Today, Batavia Biosciences announces the expansion of its process development facilities in Woburn, MA, United States to accommodate the increasing market demand for viral vectors.
Chris Yallop, COO at Batavia Biosciences, explains: “Advances in immuno-oncology, infectious diseases and gene therapy have given rise to a profound increase in the global demand for process development and clinical manufacturing of viral vector based products.”
The R&D facility in Woburn, located just north of Cambridge (MA) allows Batavia Biosciences to expand its process development capacity for its HIP-Vax® platform. Through innovative bioprocess intensification, HIP-Vax technology allows clinical manufacturing at a lab-scale. The highly intensified production processes developed by Batavia, have significantly lower cost-of-goods compared to traditional production platforms.

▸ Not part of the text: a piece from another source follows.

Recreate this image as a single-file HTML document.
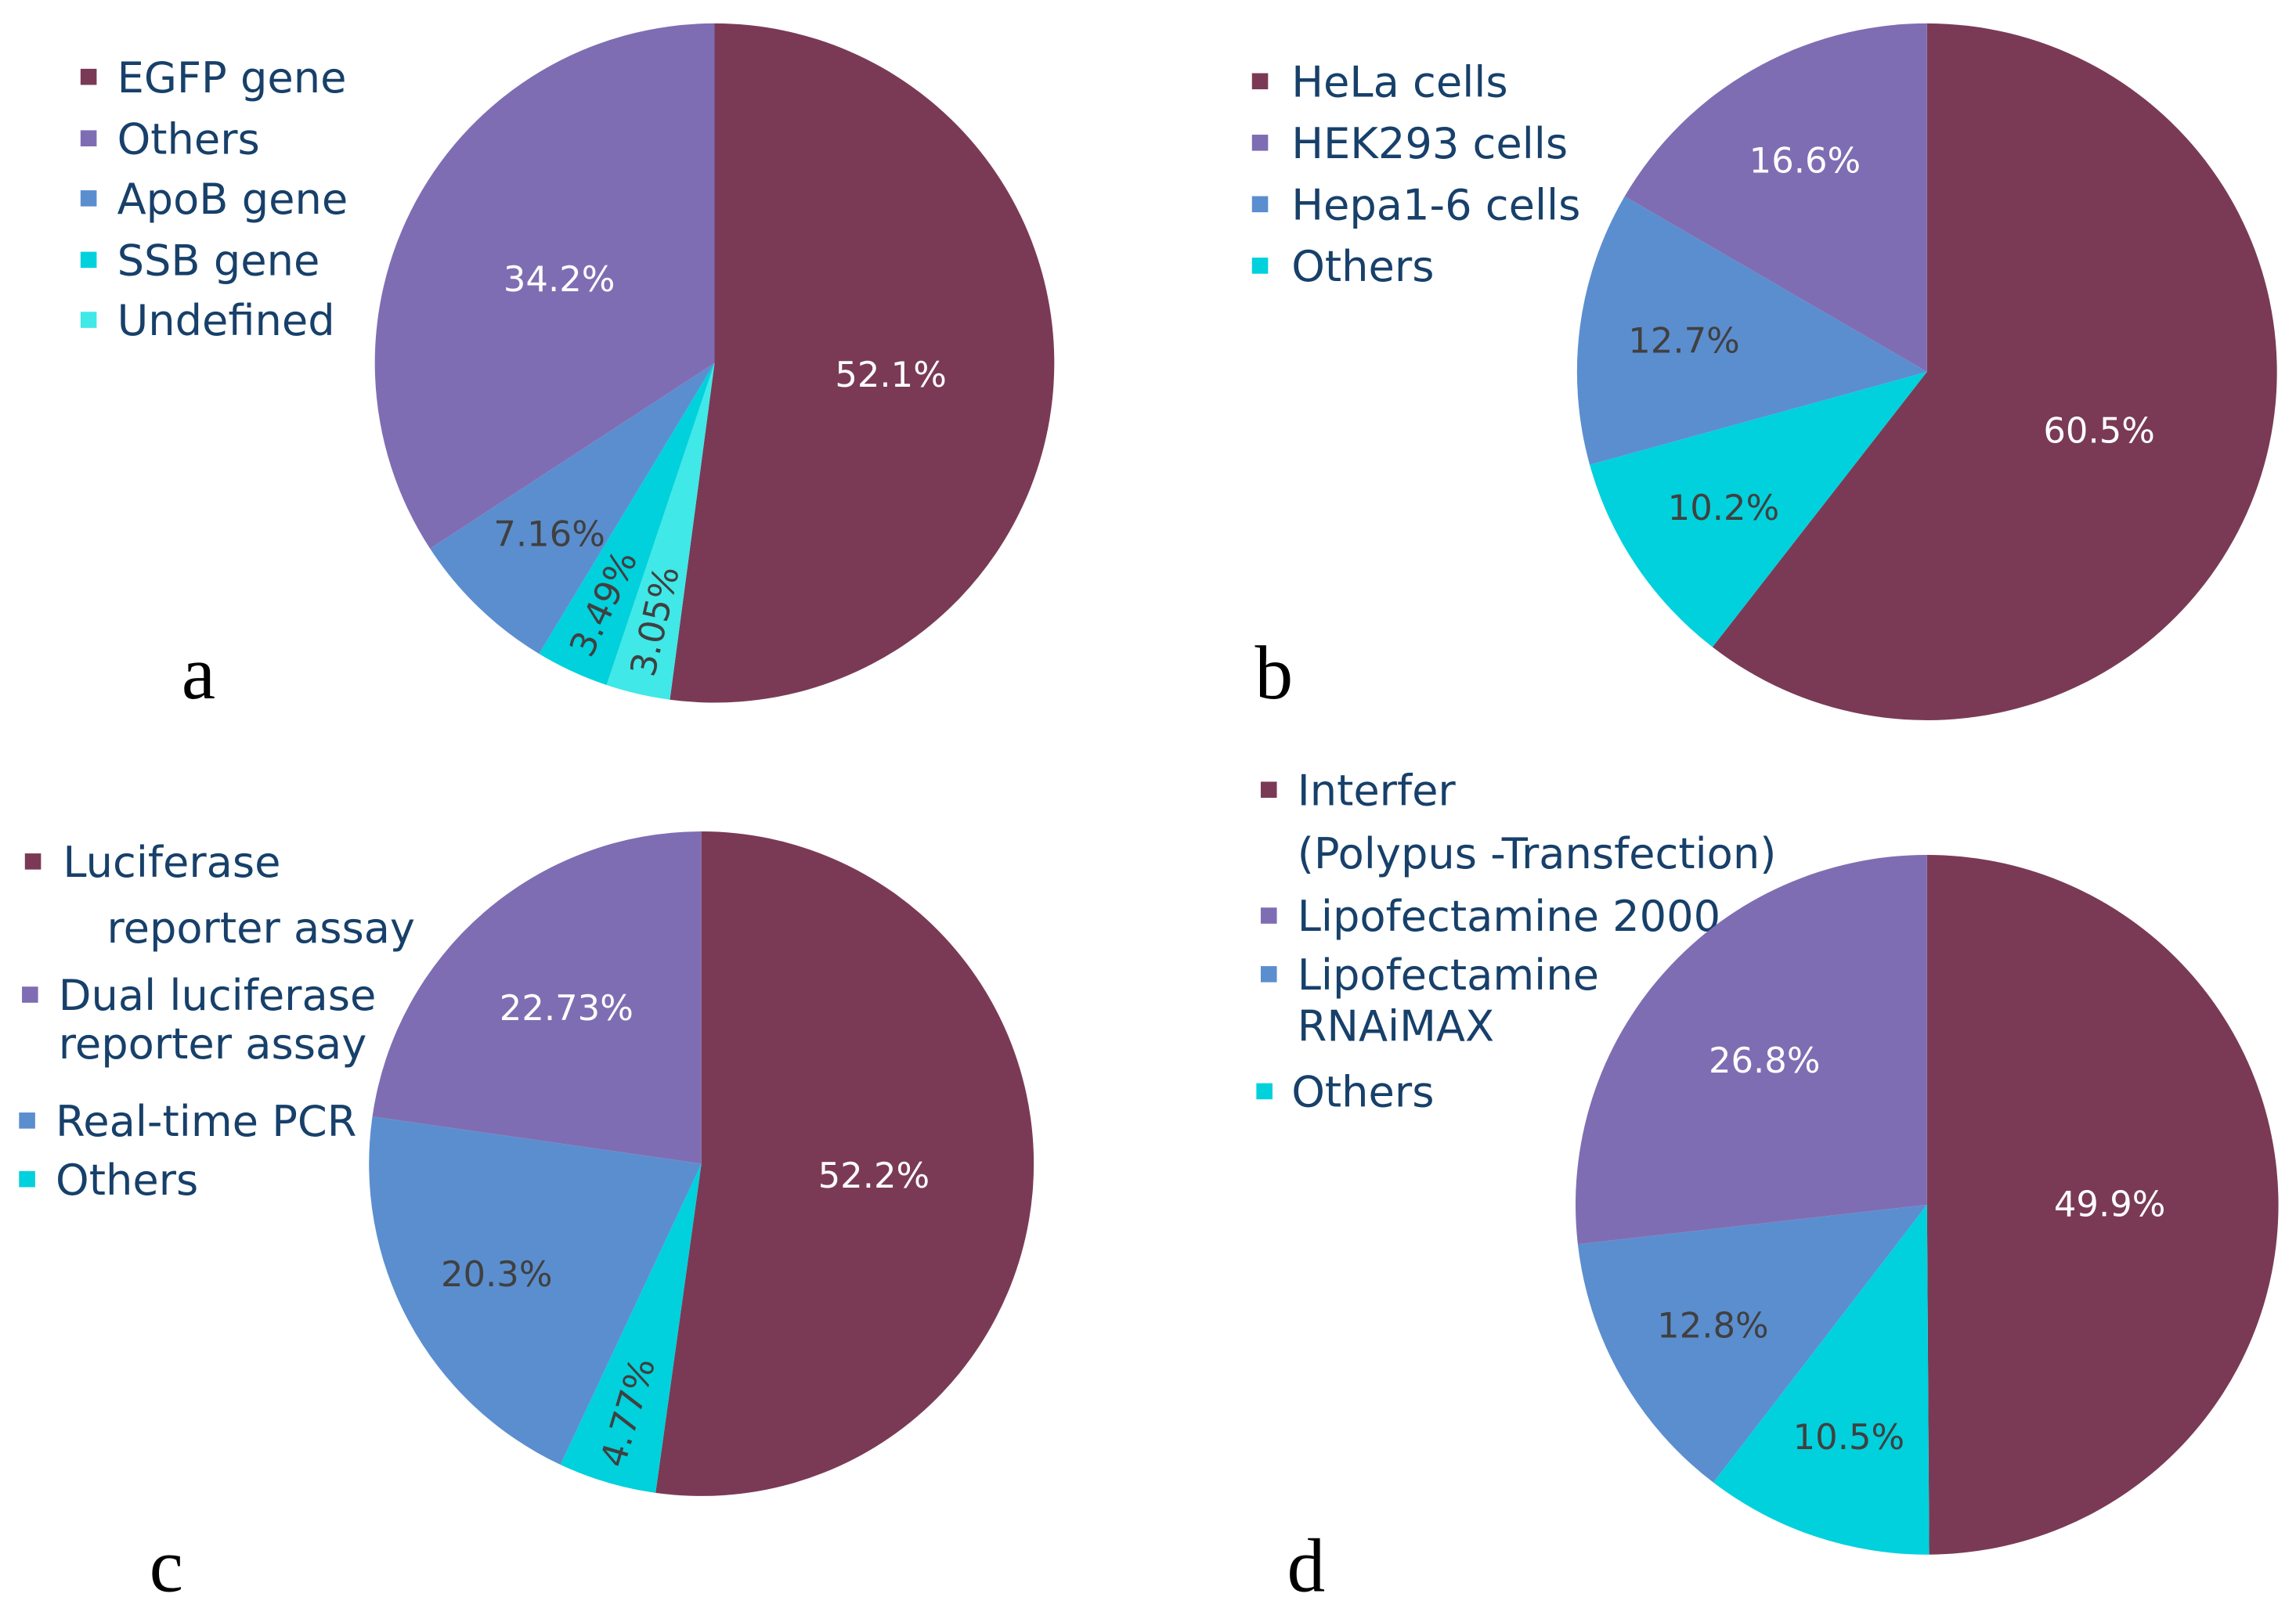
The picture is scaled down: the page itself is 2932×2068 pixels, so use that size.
<!DOCTYPE html>
<html><head><meta charset="utf-8"><style>
html,body{margin:0;padding:0;background:#fff;}
svg{display:block;}
</style></head><body>
<svg id="fig" xmlns="http://www.w3.org/2000/svg" width="2932" height="2068" viewBox="0 0 1568 1106" preserveAspectRatio="none" font-family="'DejaVu Sans', 'Liberation Sans', sans-serif">
<rect width="1568" height="1106" fill="#fff"/>
<g id="legends" fill="#17406a" font-size="29">
 <g>
  <rect x="55" y="47" width="11" height="11" fill="#7a3a55"/><text x="80" y="63">EGFP gene</text>
  <rect x="55" y="89" width="11" height="11" fill="#7f6db3"/><text x="80" y="105">Others</text>
  <rect x="55" y="130" width="11" height="11" fill="#5b8ecf"/><text x="80" y="146">ApoB gene</text>
  <rect x="55" y="172" width="11" height="11" fill="#00d1dc"/><text x="80" y="188">SSB gene</text>
  <rect x="55" y="213" width="11" height="11" fill="#40e8e8"/><text x="80" y="229">Undefined</text>
 </g>
 <g>
  <rect x="855" y="50" width="11" height="11" fill="#7a3a55"/><text x="882" y="66">HeLa cells</text>
  <rect x="855" y="92" width="11" height="11" fill="#7f6db3"/><text x="882" y="108">HEK293 cells</text>
  <rect x="855" y="134" width="11" height="11" fill="#5b8ecf"/><text x="882" y="150">Hepa1-6 cells</text>
  <rect x="855" y="176" width="11" height="11" fill="#00d1dc"/><text x="882" y="192">Others</text>
 </g>
 <g>
  <rect x="17" y="583" width="11" height="11" fill="#7a3a55"/><text x="43" y="599">Luciferase</text>
  <text x="73" y="644">reporter assay</text>
  <rect x="15" y="674" width="11" height="11" fill="#7f6db3"/><text x="40" y="690">Dual luciferase</text>
  <text x="40" y="723">reporter assay</text>
  <rect x="13" y="760" width="11" height="11" fill="#5b8ecf"/><text x="38" y="776">Real-time PCR</text>
  <rect x="13" y="800" width="11" height="11" fill="#00d1dc"/><text x="38" y="816">Others</text>
 </g>
 <g>
  <rect x="861" y="534" width="11" height="11" fill="#7a3a55"/><text x="886" y="550">Interfer</text>
  <text x="886" y="593">(Polypus -Transfection)</text>
  <rect x="861" y="620" width="11" height="11" fill="#7f6db3"/><text x="886" y="636">Lipofectamine 2000</text>
  <rect x="861" y="660" width="11" height="11" fill="#5b8ecf"/><text x="886" y="676">Lipofectamine</text>
  <text x="886" y="711">RNAiMAX</text>
  <rect x="858" y="740" width="11" height="11" fill="#00d1dc"/><text x="882" y="756">Others</text>
 </g>
</g>
<g font-family="'Liberation Serif', serif" font-size="52" fill="#000">
 <text x="124" y="477">a</text>
 <text x="857" y="477">b</text>
 <text x="102" y="1087">c</text>
 <text x="879" y="1087">d</text>
</g>
<g id="pies"></g>
</svg>
<script>
// Panel a
const aCategories = ["EGFP gene","Undefined","SSB gene","ApoB gene","Others"];
const aValues = [52.1, 3.05, 3.49, 7.16, 34.2];
const aLabels = ["52.1%","3.05%","3.49%","7.16%","34.2%"];
// Panel b
const bCategories = ["HeLa cells","Others","Hepa1-6 cells","HEK293 cells"];
const bValues = [60.5, 10.2, 12.7, 16.6];
const bLabels = ["60.5%","10.2%","12.7%","16.6%"];
// Panel c
const cCategories = ["Luciferase reporter assay","Others","Real-time PCR","Dual luciferase reporter assay"];
const cValues = [52.2, 4.77, 20.3, 22.73];
const cLabels = ["52.2%","4.77%","20.3%","22.73%"];
// Panel d
const dCategories = ["Interfer","Others","Lipofectamine RNAiMAX","Lipofectamine 2000"];
const dValues = [49.9, 10.5, 12.8, 26.8];
const dLabels = ["49.9%","10.5%","12.8%","26.8%"];

const NS = "http://www.w3.org/2000/svg";
const colorMap = {"EGFP gene":"#7a3a55","HeLa cells":"#7a3a55","Luciferase reporter assay":"#7a3a55","Interfer":"#7a3a55",
 "Others":"#7f6db3","HEK293 cells":"#7f6db3","Dual luciferase reporter assay":"#7f6db3","Lipofectamine 2000":"#7f6db3",
 "ApoB gene":"#5b8ecf","Hepa1-6 cells":"#5b8ecf","Real-time PCR":"#5b8ecf","Lipofectamine RNAiMAX":"#5b8ecf",
 "SSB gene":"#00d1dc","Undefined":"#40e8e8"};
function colorFor(panel, cat){
  if (cat === "Others" && panel !== "a") return "#00d1dc";
  return colorMap[cat];
}
function drawPie(panel, cats, vals, labels, cx, cy, rx, ry){
  const g = document.createElementNS(NS, "g");
  
  
  document.getElementById('pies').appendChild(g);
  const total = vals.reduce((s,v)=>s+v,0);
  let acc = 0;
  const pt = (frac, k) => {
    const ang = frac * 2 * Math.PI;
    return [cx + rx * k * Math.sin(ang), cy - ry * k * Math.cos(ang)];
  };
  vals.forEach((v, i) => {
    const f0 = acc / total, f1 = (acc + v) / total;
    acc += v;
    const p0 = pt(f0, 1), p1 = pt(f1, 1);
    const large = (f1 - f0) > 0.5 ? 1 : 0;
    const path = document.createElementNS(NS, "path");
    path.setAttribute('d', `M${cx},${cy} L${p0[0]},${p0[1]} A${rx},${ry} 0 ${large} 1 ${p1[0]},${p1[1]} Z`);
    path.setAttribute('fill', colorFor(panel, cats[i]));
    
    
    g.appendChild(path);
    const fm = (f0 + f1) / 2;
    const small = v < 6;
    const k = small ? 0.78 : (v < 22 ? 0.7 : (v < 30 ? 0.62 : 0.52));
    const lp = pt(fm, k);
    const t = document.createElementNS(NS, "text");
    t.textContent = labels[i];
    t.setAttribute('x', lp[0]); t.setAttribute('y', lp[1]);
    t.setAttribute('text-anchor', 'middle');
    t.setAttribute('dominant-baseline', 'central');
    t.setAttribute('font-size', '24');
    const c = colorFor(panel, cats[i]);
    t.setAttribute('fill', (c === "#7a3a55" || c === "#7f6db3") ? "#ffffff" : "#404040");
    if (small) {
      const deg = fm * 360 - 270;
      t.setAttribute('transform', `rotate(${deg} ${lp[0]} ${lp[1]})`);
    }
    
    
    g.appendChild(t);
  });
}
drawPie('a', aCategories, aValues, aLabels, 488, 248, 232, 232);
drawPie('b', bCategories, bValues, bLabels, 1316, 254, 239, 238);
drawPie('c', cCategories, cValues, cLabels, 479, 795, 227, 227);
drawPie('d', dCategories, dValues, dLabels, 1316, 823, 240, 239);
</script>
</body></html>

Menzo Havenga, CEO at Batavia Biosciences, adds: “Especially in the field of virotherapy, current low production yields force developers to a use relatively large scale equipment even to support phase 1 and 2 clinical trials. Our HIP-Vax technology platform provides a rapid and cost-effective alternative, providing a scalable and robust process using a bench-scale manufacturing footprint.”
The newly added R&D spaces are fully equipped to provide production, purification and analytical support for diverse viral vectors including lentiviral and AAV vectors.
Ingrid van Aarle, HR manager at Batavia Biosciences, says: “We are always on the lookout for new talent, especially with the new infrastructure coming online soon. Scientists and technicians, who wish to contribute to making potential life-saving biopharmaceuticals more affordable and better available and want to develop their careers in the exciting world of viral vectors, are invited to apply via Batavia’s jobs page.”
Menzo concludes: “At Batavia Biosciences, we are aware every day that the patient is waiting. With the completion of this build-out, we are well positioned to maintain speed and quality of bringing candidate biopharmaceuticals from the bench to the clinic.”